The first drop in spending in 20 years on drugs for common diseases like high cholesterol grabbed the headlines when reported by Express Scripts. The fact that this decrease was more than offset by increased spending on specialty products was relegated to the smaller print in subsequent paragraphs. This latter trend, however, is likely to continue to drive total pharmaceutical spending higher and is less susceptible to long term price decreases from generic competition.
Those who latch on to the highlight of the report as an indication that increasing the use of generics is the way to impact rising health care costs significantly should realize that three factors will make this a desirable, but ultimately insufficient measure to cure what ails run-away spending in the US and more importantly, it puts the focus on the wrong side of the value equation.
First, pharmaceuticals account for a mere ten percent of the total healthcare spend and have been at that level or below consistently since the 1960s. While it is true that spending on drugs has increased along with other sectors, any reduction - no matter how desirable or achievable - in pharmaceutical spend will have a limited impact on the overall cost of healthcare.
Second, in the near term, there are fewer big selling small molecule drugs coming off patent in the next few years than there have been in recent years when multi-billion drugs like Lipitor and Paxil faced generic competition for the first time. The past few years have seen a huge growth in generics as a wave of patents expired. Drugs coming off patent after about ten years of sales represent one of the few cost reductions extant in the health care system.
Third, the area of largest growth in the pharmaceutical industry -- specialty products in general and biologics more specifically -- presents the greatest challenge to generics manufacturers. It will be difficult for generic manufacturers to achieve the same price differential that makes generic versions of small molecules so attractive. There are a few key reasons:
• The reduced margin associated with biologics - even with higher unit prices - limits potential price reduction.

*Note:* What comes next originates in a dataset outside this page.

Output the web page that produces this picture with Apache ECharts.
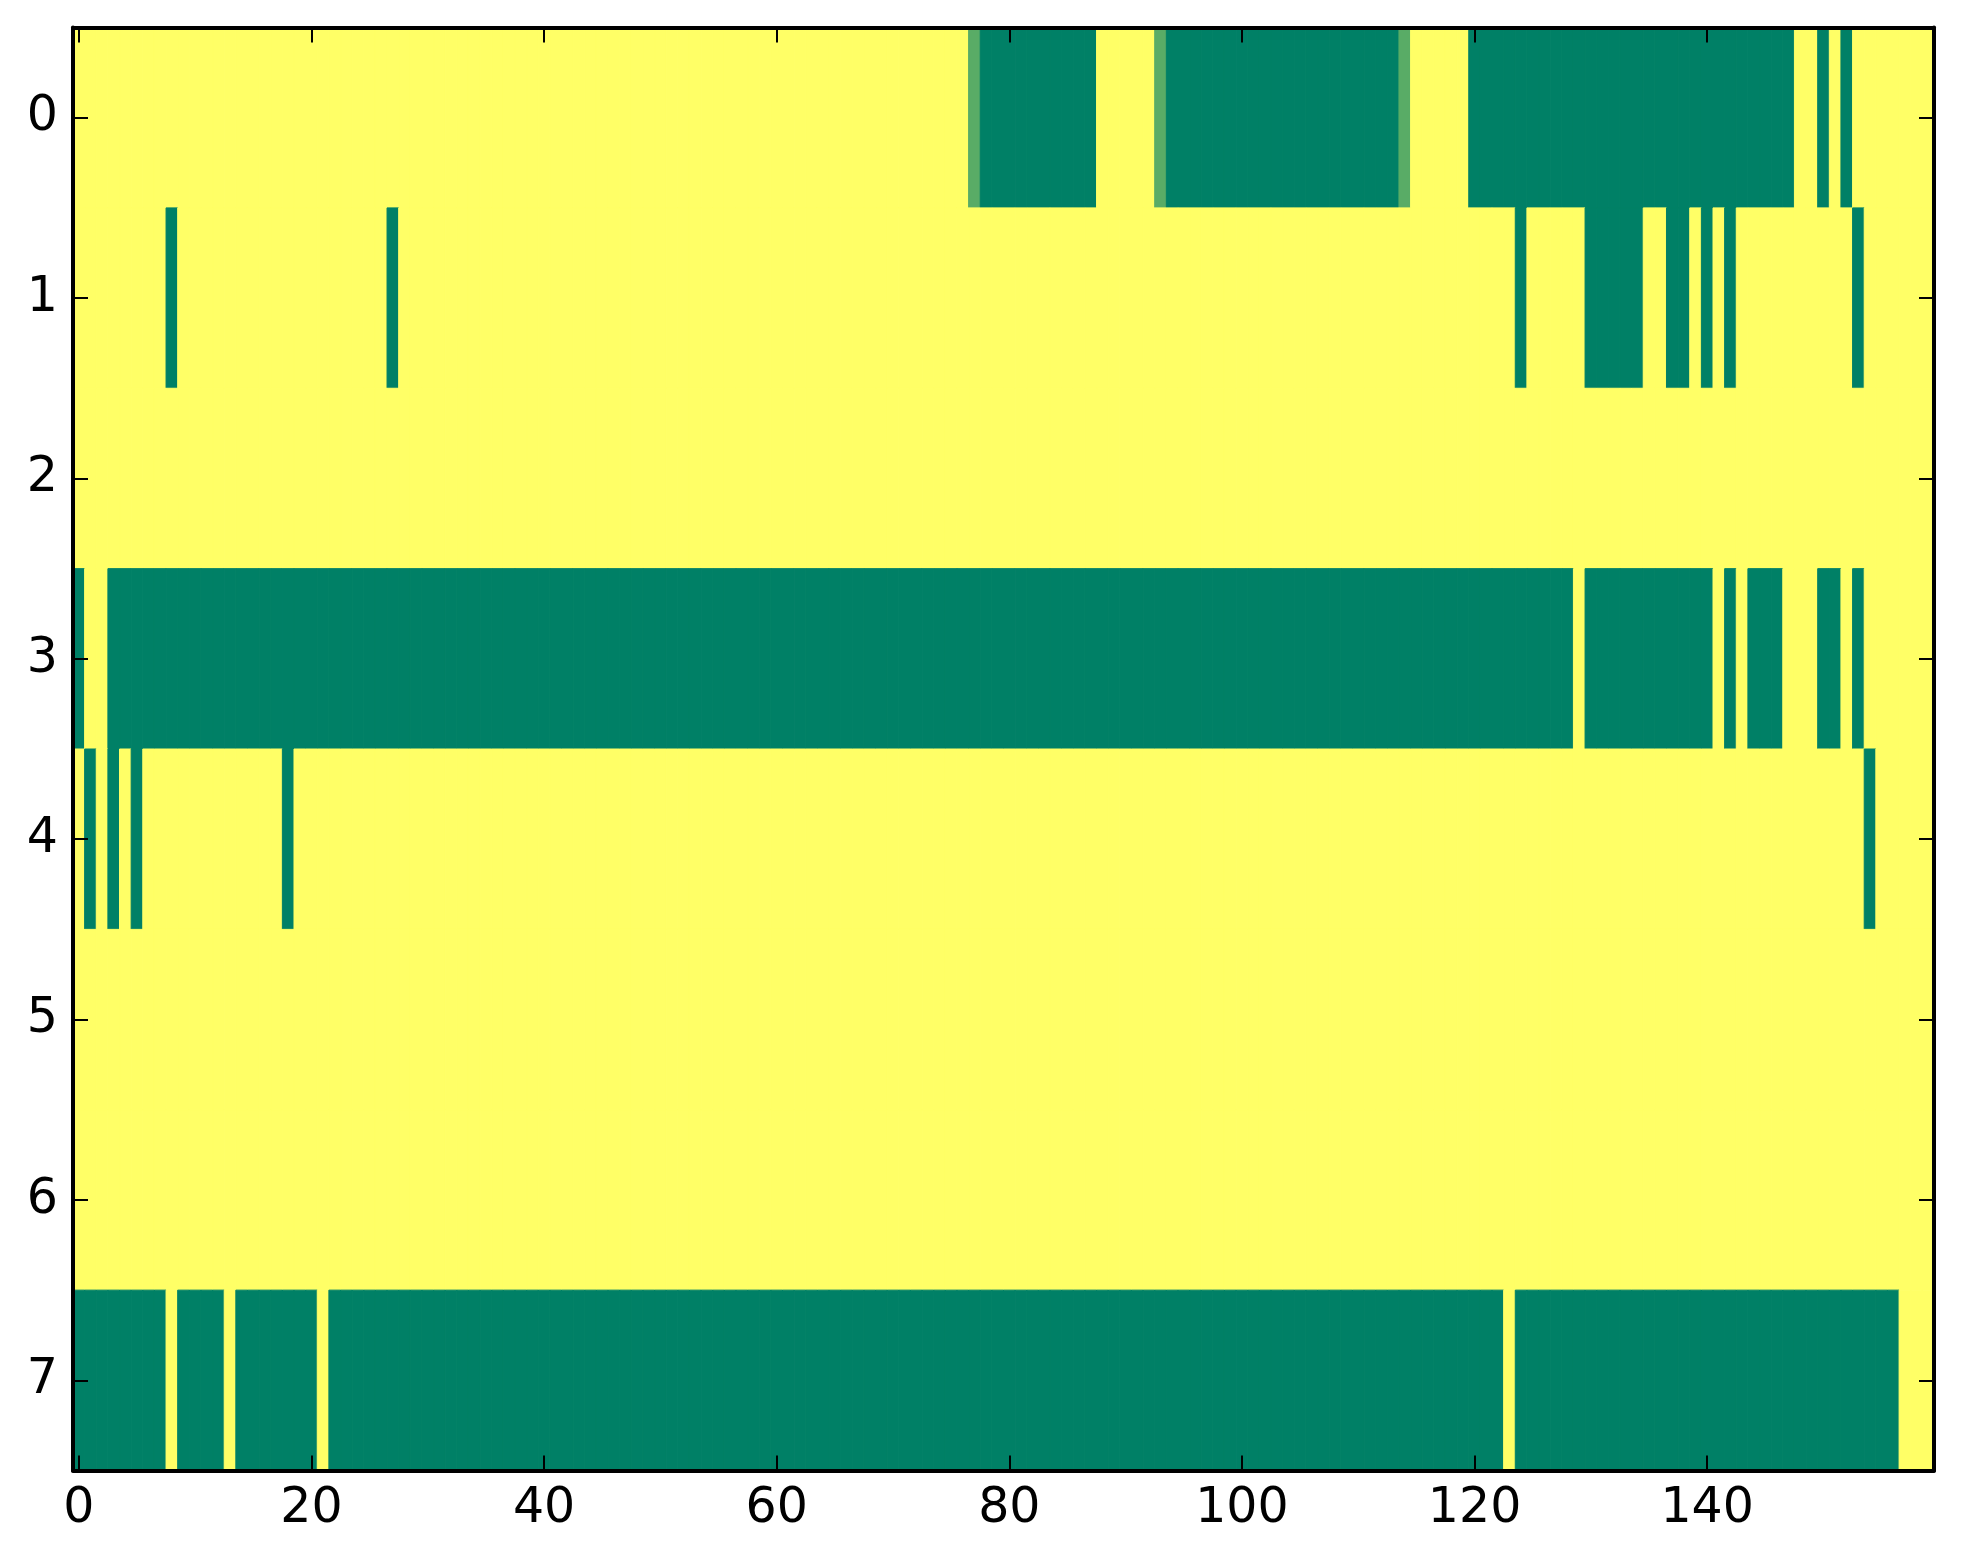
<!DOCTYPE html>
<html>
<head>
<meta charset="utf-8">
<style>
  html, body { margin: 0; padding: 0; background: #fff; }
  #chart { width: 1963px; height: 1564px; }
</style>
<script src="https://cdn.jsdelivr.net/npm/echarts@6/dist/echarts.min.js"></script>
</head>
<body>
<div id="chart"></div>
<script>
// one array per image row, 160 columns each (1 = yellow, 0 = green)
var row0 = [
  1,1,1,1,1,1,1,1,1,1,1,1,1,1,1,1,1,1,1,1,
  1,1,1,1,1,1,1,1,1,1,1,1,1,1,1,1,1,1,1,1,
  1,1,1,1,1,1,1,1,1,1,1,1,1,1,1,1,1,1,1,1,
  1,1,1,1,1,1,1,1,1,1,1,1,1,1,1,1,1,0.35,0,0,
  0,0,0,0,0,0,0,0,1,1,1,1,1,0.35,0,0,0,0,0,0,
  0,0,0,0,0,0,0,0,0,0,0,0,0,0,0.35,1,1,1,1,1,
  0,0,0,0,0,0,0,0,0,0,0,0,0,0,0,0,0,0,0,0,
  0,0,0,0,0,0,0,0,1,1,0,1,0,1,1,1,1,1,1,1
];
var row1 = [
  1,1,1,1,1,1,1,1,0,1,1,1,1,1,1,1,1,1,1,1,
  1,1,1,1,1,1,1,0,1,1,1,1,1,1,1,1,1,1,1,1,
  1,1,1,1,1,1,1,1,1,1,1,1,1,1,1,1,1,1,1,1,
  1,1,1,1,1,1,1,1,1,1,1,1,1,1,1,1,1,1,1,1,
  1,1,1,1,1,1,1,1,1,1,1,1,1,1,1,1,1,1,1,1,
  1,1,1,1,1,1,1,1,1,1,1,1,1,1,1,1,1,1,1,1,
  1,1,1,1,0,1,1,1,1,1,0,0,0,0,0,1,1,0,0,1,
  0,1,0,1,1,1,1,1,1,1,1,1,1,0,1,1,1,1,1,1
];
var row2 = [
  1,1,1,1,1,1,1,1,1,1,1,1,1,1,1,1,1,1,1,1,
  1,1,1,1,1,1,1,1,1,1,1,1,1,1,1,1,1,1,1,1,
  1,1,1,1,1,1,1,1,1,1,1,1,1,1,1,1,1,1,1,1,
  1,1,1,1,1,1,1,1,1,1,1,1,1,1,1,1,1,1,1,1,
  1,1,1,1,1,1,1,1,1,1,1,1,1,1,1,1,1,1,1,1,
  1,1,1,1,1,1,1,1,1,1,1,1,1,1,1,1,1,1,1,1,
  1,1,1,1,1,1,1,1,1,1,1,1,1,1,1,1,1,1,1,1,
  1,1,1,1,1,1,1,1,1,1,1,1,1,1,1,1,1,1,1,1
];
var row3 = [
  0,1,1,0,0,0,0,0,0,0,0,0,0,0,0,0,0,0,0,0,
  0,0,0,0,0,0,0,0,0,0,0,0,0,0,0,0,0,0,0,0,
  0,0,0,0,0,0,0,0,0,0,0,0,0,0,0,0,0,0,0,0,
  0,0,0,0,0,0,0,0,0,0,0,0,0,0,0,0,0,0,0,0,
  0,0,0,0,0,0,0,0,0,0,0,0,0,0,0,0,0,0,0,0,
  0,0,0,0,0,0,0,0,0,0,0,0,0,0,0,0,0,0,0,0,
  0,0,0,0,0,0,0,0,0,1,0,0,0,0,0,0,0,0,0,0,
  0,1,0,1,0,0,0,1,1,1,0,0,1,0,1,1,1,1,1,1
];
var row4 = [
  1,0,1,0,1,0,1,1,1,1,1,1,1,1,1,1,1,1,0,1,
  1,1,1,1,1,1,1,1,1,1,1,1,1,1,1,1,1,1,1,1,
  1,1,1,1,1,1,1,1,1,1,1,1,1,1,1,1,1,1,1,1,
  1,1,1,1,1,1,1,1,1,1,1,1,1,1,1,1,1,1,1,1,
  1,1,1,1,1,1,1,1,1,1,1,1,1,1,1,1,1,1,1,1,
  1,1,1,1,1,1,1,1,1,1,1,1,1,1,1,1,1,1,1,1,
  1,1,1,1,1,1,1,1,1,1,1,1,1,1,1,1,1,1,1,1,
  1,1,1,1,1,1,1,1,1,1,1,1,1,1,0,1,1,1,1,1
];
var row5 = [
  1,1,1,1,1,1,1,1,1,1,1,1,1,1,1,1,1,1,1,1,
  1,1,1,1,1,1,1,1,1,1,1,1,1,1,1,1,1,1,1,1,
  1,1,1,1,1,1,1,1,1,1,1,1,1,1,1,1,1,1,1,1,
  1,1,1,1,1,1,1,1,1,1,1,1,1,1,1,1,1,1,1,1,
  1,1,1,1,1,1,1,1,1,1,1,1,1,1,1,1,1,1,1,1,
  1,1,1,1,1,1,1,1,1,1,1,1,1,1,1,1,1,1,1,1,
  1,1,1,1,1,1,1,1,1,1,1,1,1,1,1,1,1,1,1,1,
  1,1,1,1,1,1,1,1,1,1,1,1,1,1,1,1,1,1,1,1
];
var row6 = [
  1,1,1,1,1,1,1,1,1,1,1,1,1,1,1,1,1,1,1,1,
  1,1,1,1,1,1,1,1,1,1,1,1,1,1,1,1,1,1,1,1,
  1,1,1,1,1,1,1,1,1,1,1,1,1,1,1,1,1,1,1,1,
  1,1,1,1,1,1,1,1,1,1,1,1,1,1,1,1,1,1,1,1,
  1,1,1,1,1,1,1,1,1,1,1,1,1,1,1,1,1,1,1,1,
  1,1,1,1,1,1,1,1,1,1,1,1,1,1,1,1,1,1,1,1,
  1,1,1,1,1,1,1,1,1,1,1,1,1,1,1,1,1,1,1,1,
  1,1,1,1,1,1,1,1,1,1,1,1,1,1,1,1,1,1,1,1
];
var row7 = [
  0,0,0,0,0,0,0,0,1,0,0,0,0,1,0,0,0,0,0,0,
  0,1,0,0,0,0,0,0,0,0,0,0,0,0,0,0,0,0,0,0,
  0,0,0,0,0,0,0,0,0,0,0,0,0,0,0,0,0,0,0,0,
  0,0,0,0,0,0,0,0,0,0,0,0,0,0,0,0,0,0,0,0,
  0,0,0,0,0,0,0,0,0,0,0,0,0,0,0,0,0,0,0,0,
  0,0,0,0,0,0,0,0,0,0,0,0,0,0,0,0,0,0,0,0,
  0,0,0,1,0,0,0,0,0,0,0,0,0,0,0,0,0,0,0,0,
  0,0,0,0,0,0,0,0,0,0,0,0,0,0,0,0,0,1,1,1
];
var rows = [row0, row1, row2, row3, row4, row5, row6, row7];

// axis categories: column index and row index
var colNames = [];
for (var c = 0; c < row0.length; c++) colNames.push(String(c));
var rowNames = ['0', '1', '2', '3', '4', '5', '6', '7'];

// [x, y, value] per cell
var cells = [];
rows.forEach(function (r, y) {
    r.forEach(function (v, x) {
        cells.push([x, y, v]);
    });
});

var myChart = echarts.init(document.getElementById('chart'));

var lineStyle = { color: '#000', width: 4 };
var tickStyle = { color: '#000', width: 2 };
var labelStyle = {
    color: '#000',
    fontSize: 49,
    fontFamily: 'DejaVu Sans'
};

// one rect per cell, stroked in its own colour so neighbours don't leave seams
function drawCell(params, api) {
    var p = api.coord([api.value(0), api.value(1)]);
    var s = api.size([1, 1]);
    var col = api.visual('color');
    return {
        type: 'rect',
        shape: { x: p[0] - s[0] / 2, y: p[1] - s[1] / 2, width: s[0], height: s[1] },
        style: { fill: col, stroke: col, lineWidth: 1 }
    };
}

function xTick() {
    return { show: true, inside: true, length: 15, alignWithLabel: true, interval: 19, lineStyle: tickStyle };
}
function yTick() {
    return { show: true, inside: true, length: 15, alignWithLabel: true, interval: 0, lineStyle: tickStyle };
}

option = {
    backgroundColor: '#fff',
    animation: false,
    grid: {
        left: 73,
        right: 29,
        top: 27.5,
        bottom: 93.5
    },
    xAxis: [
        {
            type: 'category',
            data: colNames,
            position: 'bottom',
            zlevel: 1,
            axisLine: { show: true, lineStyle: lineStyle },
            axisTick: xTick(),
            axisLabel: Object.assign({ show: true, interval: 19, margin: 14 }, labelStyle),
            splitLine: { show: false }
        },
        {
            type: 'category',
            data: colNames,
            position: 'top',
            zlevel: 1,
            axisLine: { show: true, lineStyle: lineStyle },
            axisTick: xTick(),
            axisLabel: { show: false },
            splitLine: { show: false }
        }
    ],
    yAxis: [
        {
            type: 'category',
            data: rowNames,
            inverse: true,
            position: 'left',
            zlevel: 1,
            axisLine: { show: true, lineStyle: lineStyle },
            axisTick: yTick(),
            axisLabel: Object.assign({ show: true, margin: 15 }, labelStyle),
            splitLine: { show: false }
        },
        {
            type: 'category',
            data: rowNames,
            inverse: true,
            position: 'right',
            zlevel: 1,
            axisLine: { show: true, lineStyle: lineStyle },
            axisTick: yTick(),
            axisLabel: { show: false },
            splitLine: { show: false }
        }
    ],
    visualMap: {
        show: false,
        type: 'continuous',
        min: 0,
        max: 1,
        dimension: 2,
        seriesIndex: 0,
        inRange: { color: ['#008066', '#ffff66'] } // summer colormap
    },
    series: [
        {
            type: 'custom',
            xAxisIndex: 0,
            yAxisIndex: 0,
            renderItem: drawCell,
            encode: { x: 0, y: 1 },
            data: cells,
            silent: true
        }
    ]
};
myChart.setOption(option);
</script>
</body>
</html>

• In addition, the cost of manufacturing biologics is far greater than for small molecules. The capital investment required serves as a deterrent to competitors producing and supplying copycat products.
• The complexity of the manufacturing process will also serve to limit the number of producers with the technical capability to meet the high standards needed to ensure both bio-equivalence and avoid the potential safety issues inherent in creating a biologic.
• Regulatory agencies may require clinical trials to demonstrate safety and efficacy. These trials are associated with additional added cost and new capabilities.
• Finally, there are those who advocate that regulators should restrict generic substitution without a physician's approval which would likely necessitate some level of detailing for biosimilars eroding the margins and/or price differential even more.
Although the exact approval pathway for biosimilars in the US is still uncertain, we believe that eventually there will be generic competition and that these new products will be somewhat cheaper than the original. There will be fewer manufacturers -- ironically current manufacturers of branded products may be the best positioned to produce biosimilars due to the capital and technical investments needed -- and the degree of price reduction will be lower than for small molecules.
While any reduction in spending on pharmaceuticals -- provided it does not adversely impact outcomes -- is welcome, we should not be distracted by the prospects for generics pharmaceuticals from the need to seek lower costs in the other 90% of the healthcare industry.
That said, the focus on cost reduction, the elimination of waste, unnecessary procedures, fraud and abuse is only part of the picture. There must be accelerated movement to a market based approach to healthcare, reflecting increased transparency and accountability for outcomes. . . tying together payments and outcomes.
And while we are on the subject, we should shine the spotlight on innovation and cures. Focusing on cost fails to recognize that new discovery has led to significant productivity gains as patients with serious medical conditions (high blood pressure and cholesterol for example) live longer, productive lives ultimately adding to the tax base! Imagine the productivity gains if we really did find a cure for Alzheimer's. Pharma is the only sector that can take this on. These companies must have the ability to invest in risky R&D and generate fair rate-of-return for in-market products that add value. The alternative is pretty bleak. We can't save our way to prosperity.